Transitioning to a fairly strict budget takes time! It’s a very different mentality and at first I was feeling really down that I couldn’t spend money whenever I wanted. As I desired bigger things I would put them into my budget to save for, 6 weeks later I realized I didn’t really need that big item, and rolled the savings into something else, and instead bought something totally different over the first item. This has happened several times and it’s very telling of my previous habits. I would have just bought it, put it on a credit card, dealt with it later and probably wondered why there’s more month than money.

So I make a fair amount of money for being employed, over 110k per year in my job. So if you’re thinking that just making more money will solve your budget problem, you’re wrong.
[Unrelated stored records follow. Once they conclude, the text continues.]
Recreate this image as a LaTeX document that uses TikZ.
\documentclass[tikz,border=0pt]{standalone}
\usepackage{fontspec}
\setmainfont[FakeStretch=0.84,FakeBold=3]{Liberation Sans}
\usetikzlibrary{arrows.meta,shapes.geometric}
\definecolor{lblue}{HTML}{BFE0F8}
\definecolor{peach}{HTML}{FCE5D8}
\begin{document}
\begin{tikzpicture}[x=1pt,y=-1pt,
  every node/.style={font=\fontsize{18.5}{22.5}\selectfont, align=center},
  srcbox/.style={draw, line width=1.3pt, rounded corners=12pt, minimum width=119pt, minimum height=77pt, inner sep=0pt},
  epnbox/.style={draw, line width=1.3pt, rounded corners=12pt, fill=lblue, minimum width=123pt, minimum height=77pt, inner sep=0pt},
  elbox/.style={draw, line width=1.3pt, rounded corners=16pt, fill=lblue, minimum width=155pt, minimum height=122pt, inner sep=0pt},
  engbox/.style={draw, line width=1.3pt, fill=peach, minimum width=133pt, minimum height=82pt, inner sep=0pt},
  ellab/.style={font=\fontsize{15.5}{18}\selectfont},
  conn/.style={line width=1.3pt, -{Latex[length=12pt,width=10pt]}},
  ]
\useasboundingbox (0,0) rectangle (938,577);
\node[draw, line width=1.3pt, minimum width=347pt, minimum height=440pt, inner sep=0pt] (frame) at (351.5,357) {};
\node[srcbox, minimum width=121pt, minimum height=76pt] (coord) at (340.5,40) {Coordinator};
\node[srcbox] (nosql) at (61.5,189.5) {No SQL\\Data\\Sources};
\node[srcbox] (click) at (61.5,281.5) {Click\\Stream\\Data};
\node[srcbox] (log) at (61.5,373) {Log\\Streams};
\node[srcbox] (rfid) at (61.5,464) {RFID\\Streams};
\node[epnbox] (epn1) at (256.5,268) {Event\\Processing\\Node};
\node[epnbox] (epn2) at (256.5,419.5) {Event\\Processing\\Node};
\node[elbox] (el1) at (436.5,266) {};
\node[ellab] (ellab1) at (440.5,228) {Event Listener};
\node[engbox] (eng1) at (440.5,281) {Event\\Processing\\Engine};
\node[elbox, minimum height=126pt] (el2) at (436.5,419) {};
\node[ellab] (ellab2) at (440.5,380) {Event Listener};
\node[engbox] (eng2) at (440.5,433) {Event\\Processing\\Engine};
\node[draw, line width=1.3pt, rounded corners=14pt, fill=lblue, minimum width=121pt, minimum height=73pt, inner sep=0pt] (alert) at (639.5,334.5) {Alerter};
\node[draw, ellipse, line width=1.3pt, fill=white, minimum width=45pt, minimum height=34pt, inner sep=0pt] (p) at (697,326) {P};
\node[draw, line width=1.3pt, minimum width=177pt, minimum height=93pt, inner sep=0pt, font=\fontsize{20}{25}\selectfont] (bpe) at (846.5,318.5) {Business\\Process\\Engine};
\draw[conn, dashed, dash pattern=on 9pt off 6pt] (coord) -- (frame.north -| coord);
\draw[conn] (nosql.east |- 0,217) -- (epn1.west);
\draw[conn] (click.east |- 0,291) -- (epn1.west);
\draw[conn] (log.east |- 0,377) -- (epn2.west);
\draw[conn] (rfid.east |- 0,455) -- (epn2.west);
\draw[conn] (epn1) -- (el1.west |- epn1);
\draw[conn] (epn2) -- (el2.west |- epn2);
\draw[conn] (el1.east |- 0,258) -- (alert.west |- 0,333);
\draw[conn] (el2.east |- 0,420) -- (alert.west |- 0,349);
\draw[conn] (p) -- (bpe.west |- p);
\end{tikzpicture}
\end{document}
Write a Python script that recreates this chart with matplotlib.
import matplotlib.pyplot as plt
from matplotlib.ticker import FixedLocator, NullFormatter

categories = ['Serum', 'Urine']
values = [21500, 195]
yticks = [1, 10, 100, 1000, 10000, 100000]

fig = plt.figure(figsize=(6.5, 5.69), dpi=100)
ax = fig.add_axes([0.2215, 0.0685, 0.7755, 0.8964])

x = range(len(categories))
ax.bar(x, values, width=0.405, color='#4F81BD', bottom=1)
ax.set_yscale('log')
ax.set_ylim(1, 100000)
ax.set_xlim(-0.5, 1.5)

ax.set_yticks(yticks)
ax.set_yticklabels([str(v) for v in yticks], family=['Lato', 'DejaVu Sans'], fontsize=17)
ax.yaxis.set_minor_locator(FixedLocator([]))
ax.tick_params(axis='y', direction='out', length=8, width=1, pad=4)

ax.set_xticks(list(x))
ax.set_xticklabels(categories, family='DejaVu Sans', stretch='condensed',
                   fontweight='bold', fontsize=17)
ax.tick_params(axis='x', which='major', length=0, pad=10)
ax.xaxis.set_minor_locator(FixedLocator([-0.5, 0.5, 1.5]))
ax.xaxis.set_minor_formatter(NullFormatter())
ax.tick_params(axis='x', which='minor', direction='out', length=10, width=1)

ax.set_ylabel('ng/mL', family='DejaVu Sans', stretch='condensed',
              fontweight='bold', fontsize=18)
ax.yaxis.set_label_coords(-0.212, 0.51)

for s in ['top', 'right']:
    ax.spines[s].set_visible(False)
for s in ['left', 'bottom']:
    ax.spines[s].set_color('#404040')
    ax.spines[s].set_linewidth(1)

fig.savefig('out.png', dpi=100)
Making more money just makes the budget problems bigger. I’ve been over spending for years and getting raises just gave me more excuses as to why I should spend more, or allow myself a splurge, every month. So with problems that big, it’s taken a while to fix.

I’m on the right track though,

  • My credit card debt is slowly falling.
  • The amount I contribute to long-term savings is increasing every month.
  • The amount I need to put in my “general spending” line item falls a little each month.

My Goal is save enough of my income that I can buy one new single family house ~$60k or equivalent every year.

If you’re in the same boat here’s some tools and motivational sources:

The Millionaire Real Estate Investor

The Millionaire Next door

YNAB (You Need A Budget)

Want to discuss your personal finance progress, struggles?  Or want to talk Kansas City real estate (what's where I own property)? Send me a message.  


Comments (1)

  1. Thank you for posting YNAB, I currently use Mint but it is more reactive than proactive.  I was also using a speadsheet but it wasn't something I would fill in often, was more just to have it in writing.  I just downloaded YNAB and think it will be something to keep me on track. It is nice that it is on my phone, computer, and ipad all at the same time.  

    I love that it shows your current available balance left for each category so you can decide if you really need/want to spend in each situation.  It takes budgeting from being in the background to my being a more active participant of the process.